• Stated exercise: Extract each line of the records below that contains the word "this".
## Start Working data
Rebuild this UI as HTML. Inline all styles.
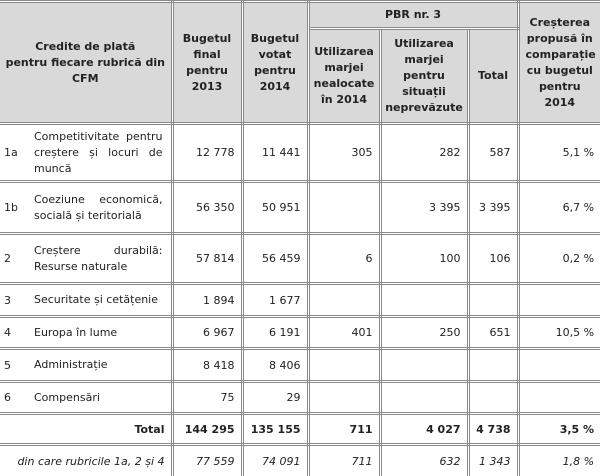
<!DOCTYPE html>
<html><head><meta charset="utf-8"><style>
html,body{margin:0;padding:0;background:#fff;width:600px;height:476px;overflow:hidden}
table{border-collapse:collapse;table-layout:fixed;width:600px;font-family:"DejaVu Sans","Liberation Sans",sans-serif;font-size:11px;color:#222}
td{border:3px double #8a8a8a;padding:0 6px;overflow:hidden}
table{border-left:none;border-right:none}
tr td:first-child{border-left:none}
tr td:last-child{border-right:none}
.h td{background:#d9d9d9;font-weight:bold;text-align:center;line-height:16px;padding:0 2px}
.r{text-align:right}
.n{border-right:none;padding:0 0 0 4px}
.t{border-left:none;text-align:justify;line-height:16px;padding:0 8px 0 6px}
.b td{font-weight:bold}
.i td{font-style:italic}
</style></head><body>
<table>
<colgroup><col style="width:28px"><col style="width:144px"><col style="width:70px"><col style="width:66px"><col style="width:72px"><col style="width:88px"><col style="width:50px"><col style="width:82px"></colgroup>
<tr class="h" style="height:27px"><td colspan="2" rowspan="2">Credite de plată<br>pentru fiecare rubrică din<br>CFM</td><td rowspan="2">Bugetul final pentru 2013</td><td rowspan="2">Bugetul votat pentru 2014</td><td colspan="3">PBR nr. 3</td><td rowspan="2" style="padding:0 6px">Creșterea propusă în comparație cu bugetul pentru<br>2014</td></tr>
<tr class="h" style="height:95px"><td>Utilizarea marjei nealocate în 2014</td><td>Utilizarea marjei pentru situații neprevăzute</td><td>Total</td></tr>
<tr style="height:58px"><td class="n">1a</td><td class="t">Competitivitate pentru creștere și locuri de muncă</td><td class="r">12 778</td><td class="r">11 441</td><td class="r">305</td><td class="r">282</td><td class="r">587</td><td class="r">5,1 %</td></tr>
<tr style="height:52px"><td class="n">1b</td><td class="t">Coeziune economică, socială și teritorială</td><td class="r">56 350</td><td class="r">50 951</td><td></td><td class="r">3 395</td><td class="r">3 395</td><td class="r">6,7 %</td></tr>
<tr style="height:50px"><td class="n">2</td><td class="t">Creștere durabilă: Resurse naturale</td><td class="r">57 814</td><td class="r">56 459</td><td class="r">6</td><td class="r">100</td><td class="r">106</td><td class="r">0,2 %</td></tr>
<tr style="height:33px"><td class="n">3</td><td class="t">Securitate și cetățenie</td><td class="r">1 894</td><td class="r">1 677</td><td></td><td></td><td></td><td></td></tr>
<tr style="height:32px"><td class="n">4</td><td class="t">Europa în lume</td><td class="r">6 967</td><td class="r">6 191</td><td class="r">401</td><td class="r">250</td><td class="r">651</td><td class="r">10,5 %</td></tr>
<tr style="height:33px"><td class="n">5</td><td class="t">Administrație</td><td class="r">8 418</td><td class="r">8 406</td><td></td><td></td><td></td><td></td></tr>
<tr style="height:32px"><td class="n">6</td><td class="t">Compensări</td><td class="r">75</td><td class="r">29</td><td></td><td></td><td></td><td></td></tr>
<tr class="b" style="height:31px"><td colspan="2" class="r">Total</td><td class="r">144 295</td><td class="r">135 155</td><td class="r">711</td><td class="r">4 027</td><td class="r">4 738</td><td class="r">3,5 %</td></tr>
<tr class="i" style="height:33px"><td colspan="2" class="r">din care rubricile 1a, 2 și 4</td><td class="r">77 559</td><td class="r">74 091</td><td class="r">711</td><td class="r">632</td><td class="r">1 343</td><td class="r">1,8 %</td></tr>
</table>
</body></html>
## End Working data
## Start Working data
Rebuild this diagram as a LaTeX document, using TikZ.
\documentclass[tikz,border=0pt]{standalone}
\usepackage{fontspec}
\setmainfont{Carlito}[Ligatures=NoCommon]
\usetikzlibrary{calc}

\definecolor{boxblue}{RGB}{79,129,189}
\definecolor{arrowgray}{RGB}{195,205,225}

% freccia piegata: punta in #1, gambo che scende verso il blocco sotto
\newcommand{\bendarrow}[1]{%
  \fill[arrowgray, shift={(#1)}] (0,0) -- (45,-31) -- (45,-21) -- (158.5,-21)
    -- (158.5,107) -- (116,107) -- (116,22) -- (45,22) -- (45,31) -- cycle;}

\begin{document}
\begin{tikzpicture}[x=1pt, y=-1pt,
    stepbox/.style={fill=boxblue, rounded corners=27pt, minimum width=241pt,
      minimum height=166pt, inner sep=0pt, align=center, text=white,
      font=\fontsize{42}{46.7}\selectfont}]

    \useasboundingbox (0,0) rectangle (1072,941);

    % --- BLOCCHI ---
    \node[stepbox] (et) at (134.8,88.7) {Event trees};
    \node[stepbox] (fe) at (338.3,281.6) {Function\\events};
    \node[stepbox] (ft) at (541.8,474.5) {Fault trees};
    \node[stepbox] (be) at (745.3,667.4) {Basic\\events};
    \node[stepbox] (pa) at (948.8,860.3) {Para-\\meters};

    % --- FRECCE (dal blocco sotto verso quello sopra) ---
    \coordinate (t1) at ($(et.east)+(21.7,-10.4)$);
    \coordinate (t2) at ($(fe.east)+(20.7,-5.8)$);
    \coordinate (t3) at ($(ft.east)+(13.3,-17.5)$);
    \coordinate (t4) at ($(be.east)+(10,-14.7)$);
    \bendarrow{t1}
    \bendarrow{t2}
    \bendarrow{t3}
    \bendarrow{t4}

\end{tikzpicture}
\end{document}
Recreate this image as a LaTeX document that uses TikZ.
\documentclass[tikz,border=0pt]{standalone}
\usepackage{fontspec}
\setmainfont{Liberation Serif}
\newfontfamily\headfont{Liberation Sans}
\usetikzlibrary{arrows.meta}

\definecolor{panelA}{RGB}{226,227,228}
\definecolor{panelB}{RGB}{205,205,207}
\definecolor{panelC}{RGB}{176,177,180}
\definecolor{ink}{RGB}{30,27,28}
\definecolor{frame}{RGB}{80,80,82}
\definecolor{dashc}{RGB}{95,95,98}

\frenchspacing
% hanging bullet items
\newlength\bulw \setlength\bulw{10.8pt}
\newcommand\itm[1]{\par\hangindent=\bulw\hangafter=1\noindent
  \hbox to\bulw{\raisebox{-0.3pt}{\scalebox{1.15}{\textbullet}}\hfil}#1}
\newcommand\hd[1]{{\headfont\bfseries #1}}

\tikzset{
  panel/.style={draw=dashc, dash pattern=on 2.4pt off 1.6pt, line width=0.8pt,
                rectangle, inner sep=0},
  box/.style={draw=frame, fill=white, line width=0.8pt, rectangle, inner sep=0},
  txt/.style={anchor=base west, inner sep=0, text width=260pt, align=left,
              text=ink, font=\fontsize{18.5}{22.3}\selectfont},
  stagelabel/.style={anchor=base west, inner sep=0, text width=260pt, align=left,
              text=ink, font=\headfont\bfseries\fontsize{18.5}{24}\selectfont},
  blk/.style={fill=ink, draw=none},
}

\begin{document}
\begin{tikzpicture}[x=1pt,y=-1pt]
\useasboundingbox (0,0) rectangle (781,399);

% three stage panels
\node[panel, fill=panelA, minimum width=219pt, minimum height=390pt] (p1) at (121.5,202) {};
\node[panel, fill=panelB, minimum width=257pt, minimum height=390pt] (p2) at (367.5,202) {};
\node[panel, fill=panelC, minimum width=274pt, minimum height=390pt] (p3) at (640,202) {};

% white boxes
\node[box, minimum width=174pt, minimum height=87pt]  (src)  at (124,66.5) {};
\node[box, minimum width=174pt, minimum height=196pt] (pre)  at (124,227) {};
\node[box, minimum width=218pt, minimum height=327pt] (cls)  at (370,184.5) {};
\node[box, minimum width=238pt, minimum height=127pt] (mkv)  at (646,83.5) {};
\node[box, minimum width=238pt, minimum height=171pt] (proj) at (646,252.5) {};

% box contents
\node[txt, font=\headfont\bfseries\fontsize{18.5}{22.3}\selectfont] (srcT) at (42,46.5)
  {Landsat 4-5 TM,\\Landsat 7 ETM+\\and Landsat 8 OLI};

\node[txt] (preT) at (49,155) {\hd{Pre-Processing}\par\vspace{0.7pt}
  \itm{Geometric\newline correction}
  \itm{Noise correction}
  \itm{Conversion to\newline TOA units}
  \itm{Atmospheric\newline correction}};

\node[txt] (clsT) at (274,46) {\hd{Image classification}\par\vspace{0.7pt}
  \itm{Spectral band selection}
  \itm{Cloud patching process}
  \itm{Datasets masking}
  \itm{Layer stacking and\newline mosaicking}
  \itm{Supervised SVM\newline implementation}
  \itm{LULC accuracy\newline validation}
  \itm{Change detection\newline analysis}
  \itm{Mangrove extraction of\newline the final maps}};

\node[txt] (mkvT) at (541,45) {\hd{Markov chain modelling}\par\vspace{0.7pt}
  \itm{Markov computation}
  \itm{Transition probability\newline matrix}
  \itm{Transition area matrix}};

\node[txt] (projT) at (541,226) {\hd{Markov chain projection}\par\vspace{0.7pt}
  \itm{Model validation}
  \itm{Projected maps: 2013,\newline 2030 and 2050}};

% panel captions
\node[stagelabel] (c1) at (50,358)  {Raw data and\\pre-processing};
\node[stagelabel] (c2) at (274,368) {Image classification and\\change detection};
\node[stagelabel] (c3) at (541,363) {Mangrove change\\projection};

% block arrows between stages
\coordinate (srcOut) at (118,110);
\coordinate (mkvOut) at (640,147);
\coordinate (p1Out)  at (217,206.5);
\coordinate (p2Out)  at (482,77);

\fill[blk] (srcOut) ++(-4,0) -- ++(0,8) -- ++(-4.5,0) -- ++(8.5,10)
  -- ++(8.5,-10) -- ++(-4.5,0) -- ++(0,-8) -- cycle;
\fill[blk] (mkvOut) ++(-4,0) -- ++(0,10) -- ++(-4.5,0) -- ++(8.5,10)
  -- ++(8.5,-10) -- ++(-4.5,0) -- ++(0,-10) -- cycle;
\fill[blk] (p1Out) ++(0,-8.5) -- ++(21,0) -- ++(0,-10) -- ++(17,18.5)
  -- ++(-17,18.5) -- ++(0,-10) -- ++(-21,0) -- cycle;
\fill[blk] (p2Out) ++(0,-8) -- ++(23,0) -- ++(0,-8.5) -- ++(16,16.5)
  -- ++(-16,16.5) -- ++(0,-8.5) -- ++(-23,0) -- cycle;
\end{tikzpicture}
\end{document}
## End Working data
## Start Working data
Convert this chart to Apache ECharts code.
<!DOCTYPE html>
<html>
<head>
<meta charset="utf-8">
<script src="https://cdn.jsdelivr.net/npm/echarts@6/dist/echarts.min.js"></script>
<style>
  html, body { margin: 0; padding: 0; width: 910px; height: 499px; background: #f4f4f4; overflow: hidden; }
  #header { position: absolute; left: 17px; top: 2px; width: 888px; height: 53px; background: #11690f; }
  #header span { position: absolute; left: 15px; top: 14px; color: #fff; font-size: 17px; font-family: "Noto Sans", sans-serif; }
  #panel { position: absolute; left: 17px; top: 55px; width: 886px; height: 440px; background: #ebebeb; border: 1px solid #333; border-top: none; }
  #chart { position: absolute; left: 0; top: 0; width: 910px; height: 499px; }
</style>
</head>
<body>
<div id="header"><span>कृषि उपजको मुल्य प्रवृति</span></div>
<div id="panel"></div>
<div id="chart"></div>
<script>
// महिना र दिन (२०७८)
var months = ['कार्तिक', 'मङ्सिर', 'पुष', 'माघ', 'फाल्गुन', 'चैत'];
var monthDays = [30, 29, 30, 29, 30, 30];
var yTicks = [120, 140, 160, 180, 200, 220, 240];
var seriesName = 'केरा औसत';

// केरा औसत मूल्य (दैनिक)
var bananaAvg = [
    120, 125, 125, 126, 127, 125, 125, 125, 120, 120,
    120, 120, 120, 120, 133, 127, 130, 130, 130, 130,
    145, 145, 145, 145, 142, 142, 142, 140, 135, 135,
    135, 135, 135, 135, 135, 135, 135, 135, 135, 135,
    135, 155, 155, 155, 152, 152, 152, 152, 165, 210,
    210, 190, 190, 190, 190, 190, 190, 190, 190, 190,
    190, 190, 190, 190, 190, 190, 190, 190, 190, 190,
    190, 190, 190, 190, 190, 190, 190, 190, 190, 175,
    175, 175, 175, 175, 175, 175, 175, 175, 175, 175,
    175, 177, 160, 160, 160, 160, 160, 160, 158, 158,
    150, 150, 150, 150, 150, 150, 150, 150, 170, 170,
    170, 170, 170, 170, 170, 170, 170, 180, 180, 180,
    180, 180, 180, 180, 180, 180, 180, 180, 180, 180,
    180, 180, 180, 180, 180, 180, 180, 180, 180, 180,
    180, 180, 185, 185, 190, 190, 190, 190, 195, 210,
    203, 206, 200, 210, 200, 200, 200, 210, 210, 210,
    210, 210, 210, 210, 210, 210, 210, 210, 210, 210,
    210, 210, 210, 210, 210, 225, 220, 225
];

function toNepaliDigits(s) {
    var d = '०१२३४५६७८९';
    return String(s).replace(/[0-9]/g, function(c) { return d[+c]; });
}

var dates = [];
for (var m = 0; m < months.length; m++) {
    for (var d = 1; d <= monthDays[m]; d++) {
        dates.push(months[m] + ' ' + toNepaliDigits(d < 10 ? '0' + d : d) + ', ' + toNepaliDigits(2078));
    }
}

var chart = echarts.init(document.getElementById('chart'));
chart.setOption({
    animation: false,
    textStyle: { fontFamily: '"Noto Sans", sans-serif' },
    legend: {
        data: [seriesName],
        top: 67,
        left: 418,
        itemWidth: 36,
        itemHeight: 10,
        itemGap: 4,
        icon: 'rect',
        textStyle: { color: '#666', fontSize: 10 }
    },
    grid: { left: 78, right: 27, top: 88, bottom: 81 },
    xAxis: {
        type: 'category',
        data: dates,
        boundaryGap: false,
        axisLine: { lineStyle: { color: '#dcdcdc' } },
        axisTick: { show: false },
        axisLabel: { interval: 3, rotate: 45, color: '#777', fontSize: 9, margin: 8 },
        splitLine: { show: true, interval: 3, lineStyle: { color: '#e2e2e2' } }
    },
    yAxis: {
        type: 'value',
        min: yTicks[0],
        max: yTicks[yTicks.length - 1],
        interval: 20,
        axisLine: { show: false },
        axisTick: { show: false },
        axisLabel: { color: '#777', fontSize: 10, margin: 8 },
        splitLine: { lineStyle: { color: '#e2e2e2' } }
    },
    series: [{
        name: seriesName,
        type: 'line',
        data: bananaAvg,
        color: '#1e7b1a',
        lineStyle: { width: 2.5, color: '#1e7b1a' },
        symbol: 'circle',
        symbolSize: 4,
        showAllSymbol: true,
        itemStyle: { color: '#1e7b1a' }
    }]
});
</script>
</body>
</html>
## End Working data
• Answer:
Rebuild this UI as HTML. Inline all styles.
Rebuild this diagram as a LaTeX document, using TikZ.
Recreate this image as a LaTeX document that uses TikZ.
Convert this chart to Apache ECharts code.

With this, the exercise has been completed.